-- Start of GIVEN DATA --

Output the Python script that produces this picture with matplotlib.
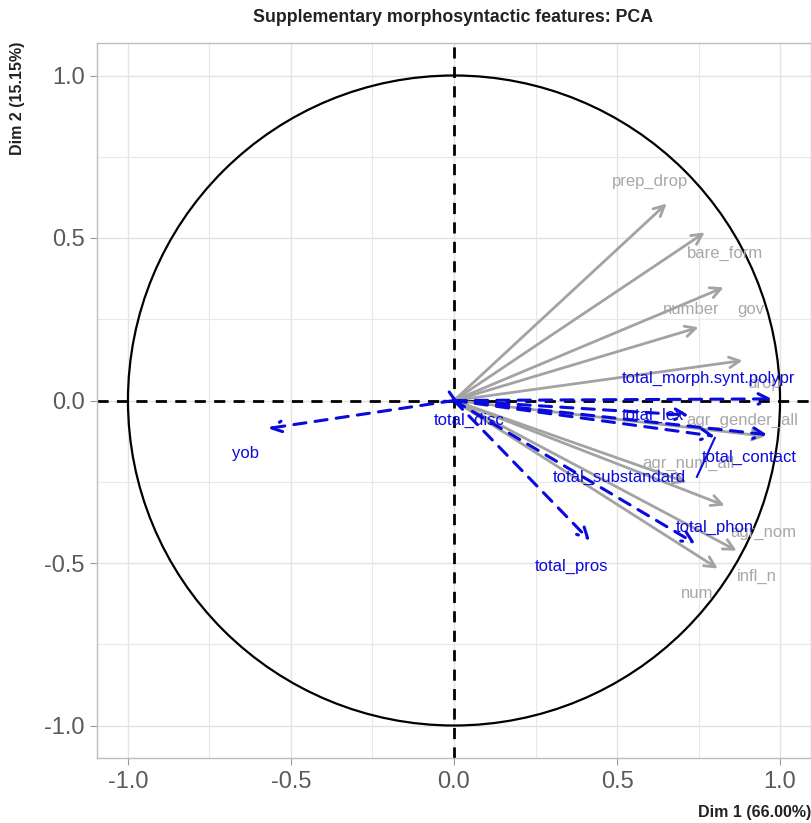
import numpy as np
import matplotlib
matplotlib.use("Agg")
import matplotlib.pyplot as plt
from matplotlib.patches import Circle

plt.rcParams['font.family'] = ['Liberation Sans', 'DejaVu Sans']

# active variables (grey): arrow tip and label position
act_names = ["prep_drop", "bare_form", "gov", "number", "drop",
             "agr_gender_all", "agr_num_all", "agr_nom", "infl_n", "num"]
act_x = [0.652, 0.769, 0.827, 0.750, 0.885, 0.955, 0.714, 0.830, 0.867, 0.809]
act_y = [0.606, 0.517, 0.348, 0.225, 0.123, -0.110, -0.252, -0.323, -0.462, -0.517]
act_lx = [0.600, 0.830, 0.910, 0.729, 0.950, 0.885, 0.720, 0.950, 0.930, 0.745]
act_ly = [0.674, 0.452, 0.280, 0.280, 0.053, -0.060, -0.195, -0.405, -0.540, -0.593]

# supplementary variables (blue, dashed)
sup_names = ["total_morph.synt.polypr", "total_lex", "total_contact",
             "total_substandard", "total_disc", "total_phon", "total_pros", "yob"]
sup_x = [0.975, 0.720, 0.960, 0.800, 0.015, 0.740, 0.417, -0.570]
sup_y = [0.005, -0.045, -0.105, -0.110, -0.008, -0.440, -0.431, -0.086]
sup_lx = [0.780, 0.610, 0.905, 0.508, 0.045, 0.800, 0.361, -0.640]
sup_ly = [0.068, -0.045, -0.175, -0.237, -0.062, -0.390, -0.510, -0.163]

grey = "#A3A3A3"
blue = "#0a0adc"

fig = plt.figure(figsize=(8.11, 8.23), dpi=100)
ax = fig.add_axes([97/811, 1-758/823, 714/811, 715/823])
ax.set_xlim(-1.095, 1.095)
ax.set_ylim(-1.1, 1.1)

ticks = [-1.0, -0.5, 0.0, 0.5, 1.0]
ax.set_xticks(ticks)
ax.set_yticks(ticks)
ax.set_xticks([-0.75, -0.25, 0.25, 0.75], minor=True)
ax.set_yticks([-0.75, -0.25, 0.25, 0.75], minor=True)
ax.set_xticklabels(["-1.0", "-0.5", "0.0", "0.5", "1.0"])
ax.set_yticklabels(["-1.0", "-0.5", "0.0", "0.5", "1.0"])
ax.grid(which='major', color="#E3E3E3", lw=1.0)
ax.grid(which='minor', color="#E8E8E8", lw=0.8)
ax.set_axisbelow(True)
ax.tick_params(which='major', length=5, color="#999999", labelsize=17,
               labelcolor="#5a5a5a", pad=4)
ax.tick_params(which='minor', length=0)
for s in ax.spines.values():
    s.set_color("#BDBDBD")
    s.set_linewidth(1.0)

ax.add_patch(Circle((0, 0), 1.0, fill=False, color="black", lw=1.6, zorder=2))
ax.axhline(0, color="black", ls=(0, (4, 3)), lw=2.0, zorder=2)
ax.axvline(0, color="black", ls=(0, (4, 3)), lw=2.0, zorder=2)

for x, y in zip(act_x, act_y):
    ax.annotate("", xy=(x, y), xytext=(0, 0),
                arrowprops=dict(arrowstyle="->,head_length=0.75,head_width=0.38",
                                color=grey, lw=2.0, shrinkA=0, shrinkB=0),
                zorder=3)
for name, lx, ly in zip(act_names, act_lx, act_ly):
    ax.text(lx, ly, name, color="#A8A8A8", fontsize=12, ha="center",
            va="center", zorder=4)

for x, y in zip(sup_x, sup_y):
    ax.annotate("", xy=(x, y), xytext=(0, 0),
                arrowprops=dict(arrowstyle="->,head_length=0.75,head_width=0.38",
                                color=blue, lw=2.2, ls=(0, (4, 3)),
                                shrinkA=0, shrinkB=0),
                zorder=5)
# repel segment for total_substandard
ax.plot([0.745, 0.80], [-0.235, -0.115], color=blue, lw=1.5, zorder=5)
for name, lx, ly in zip(sup_names, sup_lx, sup_ly):
    ax.text(lx, ly, name, color=blue, fontsize=12, ha="center",
            va="center", zorder=6)

fig.text(453/811, 1-17/823, "Supplementary morphosyntactic features: PCA",
         ha="center", va="center", fontsize=12.8, fontweight="bold", color="#222222")
fig.text(1.0, 1-812/823, "Dim 1 (66.00%)", ha="right", va="center",
         fontsize=11.5, fontweight="bold", color="#222222")
fig.text(18/811, 1-42/823, "Dim 2 (15.15%)", ha="center", va="top",
         rotation=90, fontsize=11.5, fontweight="bold", color="#222222")

fig.savefig("out.png", dpi=100)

-- End of GIVEN DATA --

__EXERCISE REQUIREMENTS__.
Repeat, word for word and with no pictures, only the lines running from the beginning of the data to the line that contains "plt.rcParams['font.family'] = ['Liberation".

__TASK RESPONSE__.
Output the Python script that produces this picture with matplotlib.
import numpy as np
import matplotlib
matplotlib.use("Agg")
import matplotlib.pyplot as plt
from matplotlib.patches import Circle

plt.rcParams['font.family'] = ['Liberation Sans', 'DejaVu Sans']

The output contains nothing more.